After reading a packet header, Parser:

  1. Decodes the packet prefix into an internal PacketHeader.
  2. Looks up a payload parser by sensor ID.
  3. Reads Payload Size bytes.
  4. Parses the payload.
  5. Sends microphone payloads to the microphone accumulator.
  6. Flattens grouped sensor values into DataFrame columns.
  7. Adds rows into a per-SID row buffer.
  8. Converts row buffers into pandas DataFrames at the end.

The parser keeps these internal steps in separate helpers so packet framing, resynchronization, microphone accumulation, value flattening, and DataFrame creation can evolve independently without changing the public API.

@startuml
start
:Read packet header;
:sid, size, timestamp;
if (parser for sid exists?) then (yes)
  :Read payload;
  :payload parser decodes bytes;
  if (microphone?) then (yes)
    :Accumulate PCM samples;
  else (no)
    :Flatten group.component values;
    :Append row to per-SID rows;
  endif
else (no)
  :Attempt resynchronization;
endif
if (more data?) then (yes)
  :Read next packet header;
else (no)
  :Build DataFrames;
  :Build stereo audio if present;
  stop
endif
@enduml

Payload Parsers

Payload parser implementations live in open_wearables.parsing.payload_parsers.

SchemePayloadParser

SchemePayloadParser decodes structured sensor payloads from SensorScheme objects. It uses a single parse-type registry to derive both struct formats and component byte widths, then precomputes the expected payload size from the scheme component types.

It supports:

  • fixed-size single samples
  • buffered payloads with a trailing uint16 time delta

Parsed values are returned as nested dictionaries:

{
    "acc": {"x": 0.1, "y": 0.2, "z": 0.3},
    "gyro": {"x": 1.0, "y": 2.0, "z": 3.0},
}

Parser flattens these into DataFrame columns:

acc.x
acc.y
acc.z
gyro.x
gyro.y
gyro.z

MicPayloadParser

MicPayloadParser decodes microphone payloads as little-endian int16 PCM samples. Microphone samples are not directly added as normal sensor DataFrame rows. Instead, the parser stores microphone packets and builds stereo audio helpers from them.

Accessors and DataFrames

SensorDataset._build_accessors() creates one SensorAccessor per known sensor name. Each accessor exposes:

  • .df or .to_dataframe() for the full sensor DataFrame.
  • grouped sub-DataFrames for columns named group.component.
  • direct access for single-level columns.

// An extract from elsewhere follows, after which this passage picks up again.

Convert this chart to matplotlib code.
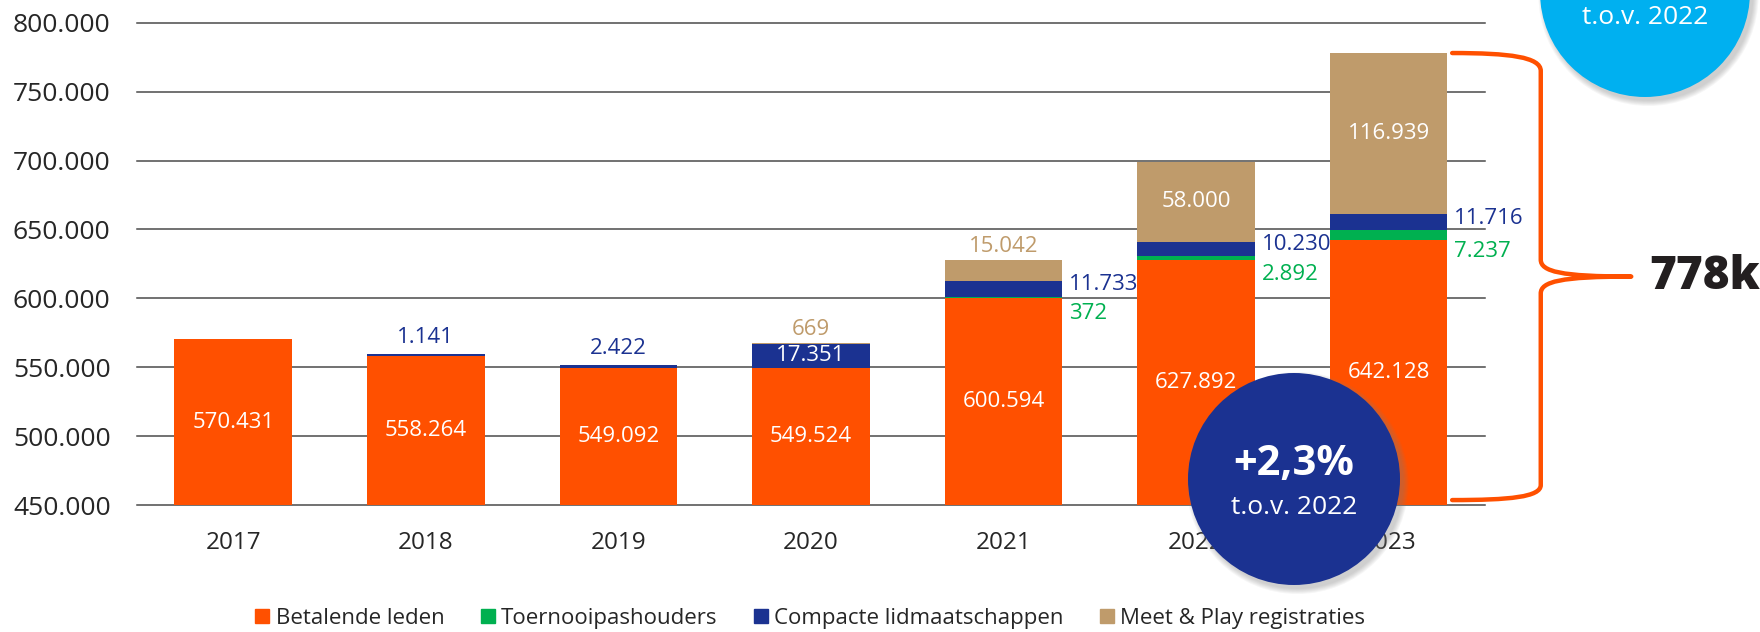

For v3 files, labels come from embedded sensor schemes when available. For v2 files, labels come from the default constants in open_wearables.data.constants.

Compatibility Facades

The project keeps older import paths working:

  • open_wearables.parser re-exports parser types from open_wearables.parsing.
  • open_wearables.dataset re-exports dataset types from open_wearables.data.
  • open_wearables.scheme re-exports schema types from open_wearables.schema.

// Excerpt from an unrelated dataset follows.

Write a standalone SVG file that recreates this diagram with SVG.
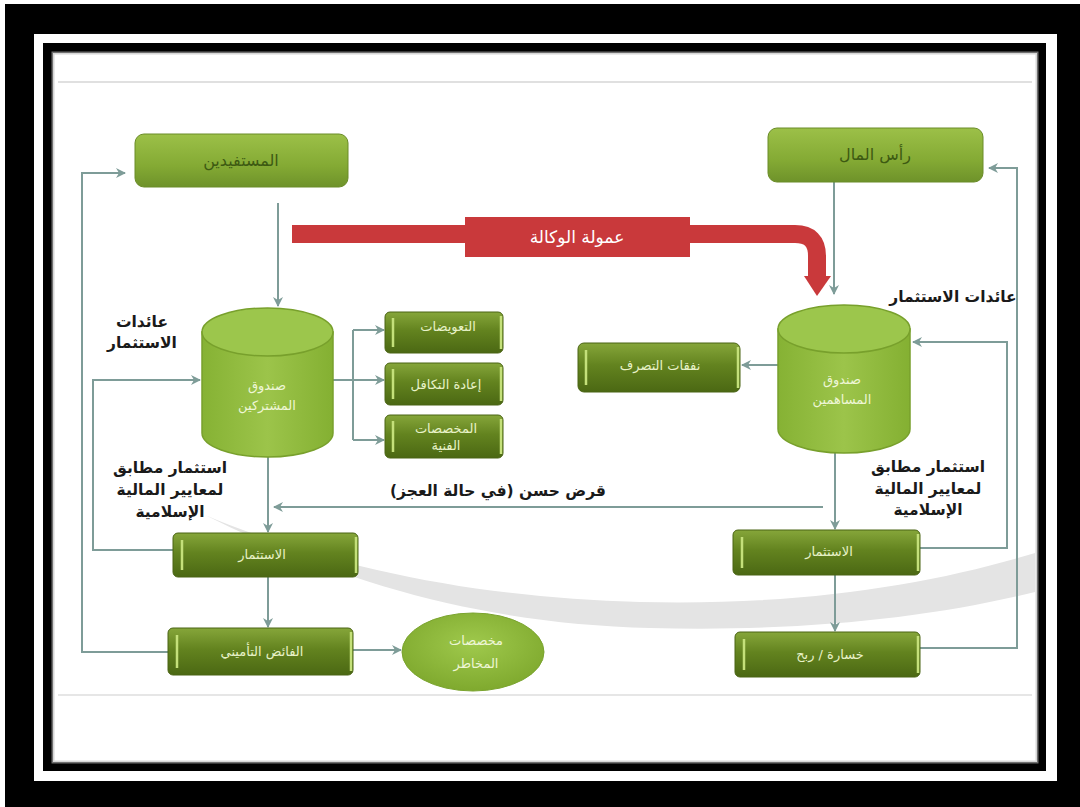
<svg xmlns="http://www.w3.org/2000/svg" width="1080" height="807" viewBox="0 0 1080 807">
<defs>
<style>
.ar{font-family:"DejaVu Sans","Noto Sans",sans-serif;direction:rtl}
.lbl{font-size:15.5px;font-weight:bold;fill:#1a1a1a;text-anchor:middle}
.bt{font-size:13px;fill:#e8f2c8;text-anchor:middle}
.tt{font-size:16px;fill:#3d5a12;text-anchor:middle}
.ct{font-size:13px;fill:#eef6d6;text-anchor:middle}
.con{fill:none;stroke:#7e9c98;stroke-width:2}
.dbox{fill:url(#gDark);stroke:#4a6414;stroke-width:1}
.hl{stroke:#c4e07a;stroke-width:2.5}
</style>
<linearGradient id="gDark" x1="0" y1="0" x2="0" y2="1">
<stop offset="0" stop-color="#86a63a"/>
<stop offset="0.45" stop-color="#63831f"/>
<stop offset="1" stop-color="#4b6813"/>
</linearGradient>
<linearGradient id="gTop" x1="0" y1="0" x2="0" y2="1">
<stop offset="0" stop-color="#9cc048"/>
<stop offset="0.6" stop-color="#84aa34"/>
<stop offset="1" stop-color="#6e922a"/>
</linearGradient>
<linearGradient id="gCyl" x1="0" y1="0" x2="1" y2="0">
<stop offset="0" stop-color="#86b234"/>
<stop offset="0.5" stop-color="#9cc44a"/>
<stop offset="1" stop-color="#84b032"/>
</linearGradient>
<radialGradient id="gEll" cx="0.5" cy="0.4" r="0.6">
<stop offset="0" stop-color="#9fc94c"/>
<stop offset="1" stop-color="#7fa92e"/>
</radialGradient>
<marker id="ar" viewBox="0 0 10 10" refX="9" refY="5" markerWidth="5" markerHeight="5" orient="auto">
<path d="M0,0 L10,5 L0,10 L3,5 z" fill="#7e9c98"/>
</marker>
</defs>

<!-- frame -->
<rect x="0" y="0" width="1080" height="807" fill="#000"/>
<rect x="0" y="0" width="5" height="807" fill="#fff"/>
<rect x="0" y="0" width="1080" height="4" fill="#fff"/>
<rect x="34" y="34" width="1023" height="747" fill="#fff"/>
<rect x="43" y="43" width="1003" height="728" fill="#000"/>
<rect x="53" y="53" width="984" height="709" fill="#fff"/>
<rect x="53" y="53" width="984" height="709" fill="none" stroke="#bbb" stroke-width="3" opacity="0.6"/>
<line x1="58" y1="82" x2="1032" y2="82" stroke="#e0e0e0" stroke-width="2"/>
<line x1="58" y1="695" x2="1032" y2="695" stroke="#e6e6e6" stroke-width="2"/>

<!-- background swoosh -->
<path d="M205,515 C330,568 480,598 640,602 C800,606 930,585 1035,553 L1035,592 C930,618 800,632 650,628 C500,624 360,592 205,515 z" fill="#e4e4e4"/>

<!-- connectors -->
<g id="connectors">
<path class="con" d="M278,203 L278,306" marker-end="url(#ar)"/>
<path class="con" d="M834,182 L834,294" marker-end="url(#ar)"/>
<path class="con" d="M333,380 L353,380"/>
<path class="con" d="M353,330 L353,440"/>
<path class="con" d="M353,330 L384,330" marker-end="url(#ar)"/>
<path class="con" d="M353,380 L384,380" marker-end="url(#ar)"/>
<path class="con" d="M353,440 L384,440" marker-end="url(#ar)"/>
<path class="con" d="M173,550 L93,550 L93,380 L200,380" marker-end="url(#ar)"/>
<path class="con" d="M168,652 L82,652 L82,173 L125,173" marker-end="url(#ar)"/>
<path class="con" d="M268,457 L268,532" marker-end="url(#ar)"/>
<path class="con" d="M268,577 L268,627" marker-end="url(#ar)"/>
<path class="con" d="M353,650 L401,650" marker-end="url(#ar)"/>
<path class="con" d="M823,507 L274,507" marker-end="url(#ar)"/>
<path class="con" d="M778,365 L742,365" marker-end="url(#ar)"/>
<path class="con" d="M920,548 L1007,548 L1007,342 L913,342" marker-end="url(#ar)"/>
<path class="con" d="M920,648 L1017,648 L1017,168 L989,168" marker-end="url(#ar)"/>
<path class="con" d="M835,453 L835,529" marker-end="url(#ar)"/>
<path class="con" d="M835,575 L835,631" marker-end="url(#ar)"/>
</g>

<!-- red commission arrow -->
<g id="commission">
<path d="M292,234 L795,234 Q817,234 817,256 L817,278" fill="none" stroke="#c9393b" stroke-width="18"/>
<polygon points="804,276 831,276 817,296" fill="#c9393b"/>
<rect x="465" y="217" width="225" height="40" fill="#c9393b"/>
<text class="ar" x="577" y="243" font-size="17" fill="#fff" text-anchor="middle">عمولة الوكالة</text>
</g>

<!-- top nodes -->
<g id="beneficiaries">
<rect x="135" y="134" width="213" height="53" rx="9" fill="url(#gTop)" stroke="#6a8c28"/>
<text class="ar tt" x="241" y="166">المستفيدين</text>
</g>
<g id="capital">
<rect x="768" y="128" width="215" height="54" rx="9" fill="url(#gTop)" stroke="#6a8c28"/>
<text class="ar tt" x="875" y="160">رأس المال</text>
</g>

<!-- participants fund cylinder -->
<g id="participants-fund">
<path d="M202,332 L202,433 A65.5,24 0 0 0 333,433 L333,332 z" fill="url(#gCyl)" stroke="#78a02c" stroke-width="1.5"/>
<ellipse cx="267.5" cy="332" rx="65.5" ry="24" fill="#9cc64c" stroke="#78a02c" stroke-width="1.5"/>
<text class="ar ct" x="267" y="390">صندوق</text>
<text class="ar ct" x="267" y="410">المشتركين</text>
</g>

<g id="returns-left">
<text class="ar lbl" x="142" y="327">عائدات</text>
<text class="ar lbl" x="142" y="348">الاستثمار</text>
</g>

<g id="compensations">
<rect class="dbox" x="385" y="312" width="118" height="41" rx="5"/>
<line class="hl" x1="393" y1="318" x2="393" y2="347"/>
<line class="hl" x1="501" y1="316" x2="501" y2="349"/>
<text class="ar bt" x="448" y="331">التعويضات</text>
</g>
<g id="retakaful">
<rect class="dbox" x="385" y="363" width="118" height="42" rx="5"/>
<line class="hl" x1="393" y1="369" x2="393" y2="399"/>
<line class="hl" x1="501" y1="367" x2="501" y2="401"/>
<text class="ar bt" x="446" y="389">إعادة التكافل</text>
</g>
<g id="technical-provisions">
<rect class="dbox" x="385" y="415" width="118" height="43" rx="5"/>
<line class="hl" x1="393" y1="421" x2="393" y2="452"/>
<line class="hl" x1="501" y1="419" x2="501" y2="454"/>
<text class="ar bt" x="446" y="433">المخصصات</text>
<text class="ar bt" x="446" y="450">الفنية</text>
</g>

<g id="compliant-left">
<text class="ar lbl" x="170" y="473">استثمار مطابق</text>
<text class="ar lbl" x="170" y="495">لمعايير المالية</text>
<text class="ar lbl" x="170" y="517">الإسلامية</text>
</g>

<g id="investment-left">
<rect class="dbox" x="173" y="533" width="185" height="44" rx="5"/>
<line class="hl" x1="182" y1="540" x2="182" y2="570"/>
<line class="hl" x1="356" y1="537" x2="356" y2="573"/>
<text class="ar bt" x="262" y="559">الاستثمار</text>
</g>

<g id="surplus">
<rect class="dbox" x="168" y="628" width="185" height="47" rx="5"/>
<line class="hl" x1="177" y1="635" x2="177" y2="668"/>
<line class="hl" x1="351" y1="632" x2="351" y2="671"/>
<text class="ar bt" x="262" y="656" font-size="15">الفائض التأميني</text>
</g>

<g id="risk-provisions">
<ellipse cx="473" cy="652" rx="71" ry="39" fill="url(#gEll)" stroke="#7aa42e"/>
<text class="ar ct" x="476" y="645" font-size="15">مخصصات</text>
<text class="ar ct" x="476" y="668" font-size="15">المخاطر</text>
</g>

<g id="loan-label">
<text class="ar lbl" x="498" y="496" font-size="14">قرض حسن (في حالة العجز)</text>
</g>

<!-- shareholders fund cylinder -->
<g id="shareholders-fund">
<path d="M778,329 L778,429 A66,24 0 0 0 910,429 L910,329 z" fill="url(#gCyl)" stroke="#78a02c" stroke-width="1.5"/>
<ellipse cx="844" cy="329" rx="66" ry="24" fill="#9cc64c" stroke="#78a02c" stroke-width="1.5"/>
<text class="ar ct" x="842" y="384">صندوق</text>
<text class="ar ct" x="842" y="404">المساهمين</text>
</g>

<g id="returns-right">
<text class="ar lbl" x="953" y="302">عائدات الاستثمار</text>
</g>

<g id="disposal-expenses">
<rect class="dbox" x="578" y="343" width="162" height="49" rx="6"/>
<line class="hl" x1="586" y1="350" x2="586" y2="385"/>
<line class="hl" x1="738" y1="347" x2="738" y2="388"/>
<text class="ar bt" x="660" y="370">نفقات التصرف</text>
</g>

<g id="compliant-right">
<text class="ar lbl" x="928" y="472">استثمار مطابق</text>
<text class="ar lbl" x="928" y="494">لمعايير المالية</text>
<text class="ar lbl" x="928" y="515">الإسلامية</text>
</g>

<g id="investment-right">
<rect class="dbox" x="733" y="530" width="187" height="45" rx="5"/>
<line class="hl" x1="742" y1="537" x2="742" y2="568"/>
<line class="hl" x1="918" y1="534" x2="918" y2="571"/>
<text class="ar bt" x="829" y="556">الاستثمار</text>
</g>

<g id="profit-loss">
<rect class="dbox" x="735" y="632" width="185" height="45" rx="5"/>
<line class="hl" x1="744" y1="639" x2="744" y2="670"/>
<line class="hl" x1="918" y1="636" x2="918" y2="673"/>
<text class="ar bt" x="830" y="659" font-size="15">خسارة / ربح</text>
</g>
</svg>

New code should prefer the layered modules directly, but compatibility facades should remain stable unless the project intentionally makes a breaking release.

Extension Points

When adding a new sensor type or payload format:

  1. Add or update schema definitions in open_wearables.schema.
  2. Add a payload parser in open_wearables.parsing.payload_parsers if the generic SchemePayloadParser is not enough.
  3. Register the parser in SensorDataset._build_parser(...) if it needs special behavior.
  4. Add constants/accessor labels in open_wearables.data.constants only for v2/default-scheme compatibility.
  5. Add tests with synthetic binary streams in tests/.

For v3-compatible sensors, prefer relying on the embedded ParseInfo scheme instead of adding hard-coded labels.